Trail B ascends along the northwest end of the overburden dump. The distinctive ridges were formed by workers dumping overburden from rail cars along both sides of a track, then moving the track to one side and repeating the process.

Trail B then climbs to a spot overlooking of Fiborn Pond. Originally the pond was a cedar swamp and the stumps left from logging the cedars are still visible. Dams were built at both the southeast end of the pond and on Canyon Creek to keep water out of the quarry by directing it to the Flat Creek sinkhole (see Sinkhole Trail guide). Beavers live in the pond. Their trails and aspen cuttings are visible along Trail B. The southeastern dam is visible where Trail B turns to descend along the edge of the woods back to rejoin the Patrie trail at the southeast end of Zone 4.

Zone 5: Southeastern Trail B junction to Marker 4. Last quarrying and small caves.

The trail passes an overlook with a bench where the last quarrying was done prior to 1955 and a very disturbed area where rail cars passed to carry overburden to the dump. Small openings into Bad Breath Cave can be seen below the trail.

Zone 5 ends at the south end of the quarry. Quarry Cave on Sinking Creek is in the woods adjacent to the level area overlooking the quarry (permission is required to enter this cave). Sinking Creek disappears in the cave and resurges from the broken rock piled up against the quarry wall. It flows a short distance across the quarry floor and disappears into a sinkhole. This sinkhole was dug to the water table without finding any further passage.

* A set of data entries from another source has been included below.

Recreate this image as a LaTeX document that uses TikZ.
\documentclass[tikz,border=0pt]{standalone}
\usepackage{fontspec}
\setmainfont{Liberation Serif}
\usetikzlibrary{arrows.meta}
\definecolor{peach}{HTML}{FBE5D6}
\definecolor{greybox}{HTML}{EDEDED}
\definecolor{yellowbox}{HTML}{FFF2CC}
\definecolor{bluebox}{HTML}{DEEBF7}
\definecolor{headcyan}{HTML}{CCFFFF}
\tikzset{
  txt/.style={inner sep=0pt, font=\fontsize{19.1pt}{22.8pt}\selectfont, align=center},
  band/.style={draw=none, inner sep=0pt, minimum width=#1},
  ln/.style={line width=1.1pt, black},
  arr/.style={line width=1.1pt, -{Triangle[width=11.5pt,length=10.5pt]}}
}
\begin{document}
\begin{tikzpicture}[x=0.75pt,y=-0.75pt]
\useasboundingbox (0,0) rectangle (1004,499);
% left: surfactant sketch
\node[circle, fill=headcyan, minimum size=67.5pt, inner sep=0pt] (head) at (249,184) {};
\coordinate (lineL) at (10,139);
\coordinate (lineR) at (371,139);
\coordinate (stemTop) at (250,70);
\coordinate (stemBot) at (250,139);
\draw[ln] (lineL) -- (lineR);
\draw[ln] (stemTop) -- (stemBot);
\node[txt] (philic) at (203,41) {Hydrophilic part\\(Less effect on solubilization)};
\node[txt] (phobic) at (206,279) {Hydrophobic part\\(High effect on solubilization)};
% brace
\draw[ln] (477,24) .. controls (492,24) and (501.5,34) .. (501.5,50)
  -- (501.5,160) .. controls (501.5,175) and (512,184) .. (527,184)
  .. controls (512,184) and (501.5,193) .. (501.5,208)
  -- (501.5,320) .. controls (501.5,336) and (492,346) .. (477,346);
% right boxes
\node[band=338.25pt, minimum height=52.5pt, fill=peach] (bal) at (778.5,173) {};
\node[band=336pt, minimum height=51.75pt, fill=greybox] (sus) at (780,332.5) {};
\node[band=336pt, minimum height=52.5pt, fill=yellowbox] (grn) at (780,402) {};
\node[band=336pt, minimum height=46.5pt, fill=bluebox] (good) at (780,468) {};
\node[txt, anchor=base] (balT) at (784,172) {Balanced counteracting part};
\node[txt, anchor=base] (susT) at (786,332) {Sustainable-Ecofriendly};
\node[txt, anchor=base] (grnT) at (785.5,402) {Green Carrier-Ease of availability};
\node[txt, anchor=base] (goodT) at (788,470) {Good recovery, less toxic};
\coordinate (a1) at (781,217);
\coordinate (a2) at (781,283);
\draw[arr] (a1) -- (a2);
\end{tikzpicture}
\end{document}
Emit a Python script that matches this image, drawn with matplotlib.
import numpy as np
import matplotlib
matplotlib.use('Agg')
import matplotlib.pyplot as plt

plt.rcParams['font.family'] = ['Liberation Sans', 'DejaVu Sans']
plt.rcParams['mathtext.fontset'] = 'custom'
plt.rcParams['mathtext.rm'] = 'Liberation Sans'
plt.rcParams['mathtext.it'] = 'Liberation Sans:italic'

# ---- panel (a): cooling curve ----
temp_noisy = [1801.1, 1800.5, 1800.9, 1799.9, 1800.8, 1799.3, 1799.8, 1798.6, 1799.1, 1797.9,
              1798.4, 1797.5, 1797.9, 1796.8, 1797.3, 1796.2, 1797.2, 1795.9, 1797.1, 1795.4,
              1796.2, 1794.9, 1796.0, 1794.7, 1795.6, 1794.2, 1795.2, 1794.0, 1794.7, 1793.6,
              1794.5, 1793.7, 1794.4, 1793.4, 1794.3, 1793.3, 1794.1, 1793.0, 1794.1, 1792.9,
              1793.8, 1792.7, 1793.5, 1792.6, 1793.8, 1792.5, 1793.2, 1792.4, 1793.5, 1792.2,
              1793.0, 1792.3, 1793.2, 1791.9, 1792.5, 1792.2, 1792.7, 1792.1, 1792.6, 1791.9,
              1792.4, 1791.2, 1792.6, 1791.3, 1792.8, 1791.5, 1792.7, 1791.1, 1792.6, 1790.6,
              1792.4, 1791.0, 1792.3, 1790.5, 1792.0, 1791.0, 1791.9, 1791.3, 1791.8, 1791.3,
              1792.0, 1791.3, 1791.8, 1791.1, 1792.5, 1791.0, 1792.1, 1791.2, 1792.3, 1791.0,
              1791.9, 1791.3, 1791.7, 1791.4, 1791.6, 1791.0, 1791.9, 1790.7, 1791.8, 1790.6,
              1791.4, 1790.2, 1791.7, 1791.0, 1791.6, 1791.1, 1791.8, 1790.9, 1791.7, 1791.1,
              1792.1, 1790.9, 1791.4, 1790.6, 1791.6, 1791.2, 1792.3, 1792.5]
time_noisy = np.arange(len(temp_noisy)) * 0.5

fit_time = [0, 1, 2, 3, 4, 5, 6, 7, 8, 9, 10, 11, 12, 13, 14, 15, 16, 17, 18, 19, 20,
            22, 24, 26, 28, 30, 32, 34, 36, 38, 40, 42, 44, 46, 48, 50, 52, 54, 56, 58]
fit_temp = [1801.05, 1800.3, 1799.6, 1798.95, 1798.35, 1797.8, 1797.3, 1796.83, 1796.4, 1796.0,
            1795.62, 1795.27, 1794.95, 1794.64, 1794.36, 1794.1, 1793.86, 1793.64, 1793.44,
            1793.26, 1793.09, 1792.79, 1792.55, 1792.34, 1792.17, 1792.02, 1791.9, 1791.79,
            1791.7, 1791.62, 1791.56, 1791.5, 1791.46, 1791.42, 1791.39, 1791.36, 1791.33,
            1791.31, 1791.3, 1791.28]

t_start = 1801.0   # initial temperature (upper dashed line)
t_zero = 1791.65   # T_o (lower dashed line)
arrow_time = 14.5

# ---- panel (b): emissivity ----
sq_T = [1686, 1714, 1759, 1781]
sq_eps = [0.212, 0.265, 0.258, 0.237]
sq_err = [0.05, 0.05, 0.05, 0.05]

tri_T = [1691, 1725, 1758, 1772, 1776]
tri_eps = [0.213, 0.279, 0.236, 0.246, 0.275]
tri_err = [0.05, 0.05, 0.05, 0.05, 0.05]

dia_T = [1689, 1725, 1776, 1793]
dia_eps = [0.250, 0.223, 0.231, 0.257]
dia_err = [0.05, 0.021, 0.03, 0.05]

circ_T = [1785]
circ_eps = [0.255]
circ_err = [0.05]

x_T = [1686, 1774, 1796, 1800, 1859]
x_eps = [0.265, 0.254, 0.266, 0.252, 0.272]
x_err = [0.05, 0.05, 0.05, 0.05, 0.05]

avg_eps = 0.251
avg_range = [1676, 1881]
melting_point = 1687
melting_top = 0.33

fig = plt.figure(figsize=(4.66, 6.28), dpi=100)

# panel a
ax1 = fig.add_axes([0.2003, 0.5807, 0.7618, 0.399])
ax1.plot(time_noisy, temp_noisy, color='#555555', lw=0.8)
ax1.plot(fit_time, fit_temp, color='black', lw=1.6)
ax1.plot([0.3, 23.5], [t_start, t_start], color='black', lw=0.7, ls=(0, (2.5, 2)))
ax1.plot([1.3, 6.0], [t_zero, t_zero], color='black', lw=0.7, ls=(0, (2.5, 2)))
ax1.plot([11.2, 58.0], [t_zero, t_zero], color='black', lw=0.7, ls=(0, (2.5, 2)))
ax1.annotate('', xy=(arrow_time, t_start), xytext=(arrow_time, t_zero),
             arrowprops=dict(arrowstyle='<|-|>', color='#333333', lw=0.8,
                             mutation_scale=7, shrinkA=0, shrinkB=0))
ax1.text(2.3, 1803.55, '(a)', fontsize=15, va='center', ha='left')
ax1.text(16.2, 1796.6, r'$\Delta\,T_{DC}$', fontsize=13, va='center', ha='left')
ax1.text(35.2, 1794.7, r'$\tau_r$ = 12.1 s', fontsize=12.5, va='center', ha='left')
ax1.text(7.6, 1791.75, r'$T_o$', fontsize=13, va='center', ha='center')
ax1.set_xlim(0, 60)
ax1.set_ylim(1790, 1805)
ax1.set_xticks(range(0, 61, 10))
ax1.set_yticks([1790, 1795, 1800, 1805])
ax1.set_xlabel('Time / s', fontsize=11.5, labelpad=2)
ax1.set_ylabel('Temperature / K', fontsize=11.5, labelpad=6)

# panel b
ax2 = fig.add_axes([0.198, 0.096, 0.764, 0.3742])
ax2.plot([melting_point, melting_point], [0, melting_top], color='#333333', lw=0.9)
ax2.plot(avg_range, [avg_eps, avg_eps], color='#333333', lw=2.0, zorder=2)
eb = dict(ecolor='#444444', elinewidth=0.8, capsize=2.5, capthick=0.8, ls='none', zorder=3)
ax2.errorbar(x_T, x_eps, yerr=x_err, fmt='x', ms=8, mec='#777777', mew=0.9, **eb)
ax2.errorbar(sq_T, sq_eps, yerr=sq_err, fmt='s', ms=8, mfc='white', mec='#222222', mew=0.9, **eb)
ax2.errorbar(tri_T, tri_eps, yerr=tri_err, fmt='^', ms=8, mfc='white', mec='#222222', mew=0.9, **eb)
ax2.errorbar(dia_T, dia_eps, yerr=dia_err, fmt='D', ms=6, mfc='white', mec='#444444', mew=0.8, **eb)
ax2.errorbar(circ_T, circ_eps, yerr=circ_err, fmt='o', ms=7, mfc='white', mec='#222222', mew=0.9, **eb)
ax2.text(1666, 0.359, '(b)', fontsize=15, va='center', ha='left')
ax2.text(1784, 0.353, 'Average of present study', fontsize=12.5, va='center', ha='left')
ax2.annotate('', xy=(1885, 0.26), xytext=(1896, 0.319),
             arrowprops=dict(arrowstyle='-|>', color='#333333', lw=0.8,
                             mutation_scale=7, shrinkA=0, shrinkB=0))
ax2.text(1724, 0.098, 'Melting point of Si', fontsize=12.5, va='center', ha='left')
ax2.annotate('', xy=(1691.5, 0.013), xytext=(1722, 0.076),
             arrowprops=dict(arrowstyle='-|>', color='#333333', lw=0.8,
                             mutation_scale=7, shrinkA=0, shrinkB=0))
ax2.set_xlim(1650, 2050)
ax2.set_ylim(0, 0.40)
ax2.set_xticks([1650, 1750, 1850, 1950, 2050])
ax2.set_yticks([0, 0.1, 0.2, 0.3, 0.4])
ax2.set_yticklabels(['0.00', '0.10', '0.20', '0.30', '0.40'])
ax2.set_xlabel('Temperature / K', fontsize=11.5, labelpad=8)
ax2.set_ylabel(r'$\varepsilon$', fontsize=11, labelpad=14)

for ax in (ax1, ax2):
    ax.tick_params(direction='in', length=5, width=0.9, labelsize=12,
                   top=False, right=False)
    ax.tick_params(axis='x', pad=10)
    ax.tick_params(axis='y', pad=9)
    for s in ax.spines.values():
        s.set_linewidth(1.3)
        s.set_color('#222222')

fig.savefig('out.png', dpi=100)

Zone 6: Marker 4 to Marker 5. Quarry floor, sinks and buildings.

From Marker 4 you can see buildings to the northwest. This is where you are headed, but it is almost impossible to go directly there and keep your feet dry except in the driest weather. The safe route is to follow the rough road (closed to vehicles) down the hill and through the quarry. This road will "T" into another road; turn left toward the buildings. Marker 5 will be on the right side of this road just before the buildings. A patch of trees to the south, across the road, contains a sinkhole into which water flows. What remains of the quarry works are the foundation for the crusher and the railcar shop. (Information about the history of Fiborn Quarry is available at the History Pavilion, at the end of the trail.)

The trail climbs out of the quarry and continues northwest beyond the buildings to Marker 6 and, after a final short forested stretch, joins Norton Camp Road. Turn left and walk a short distance to the History Pavilion.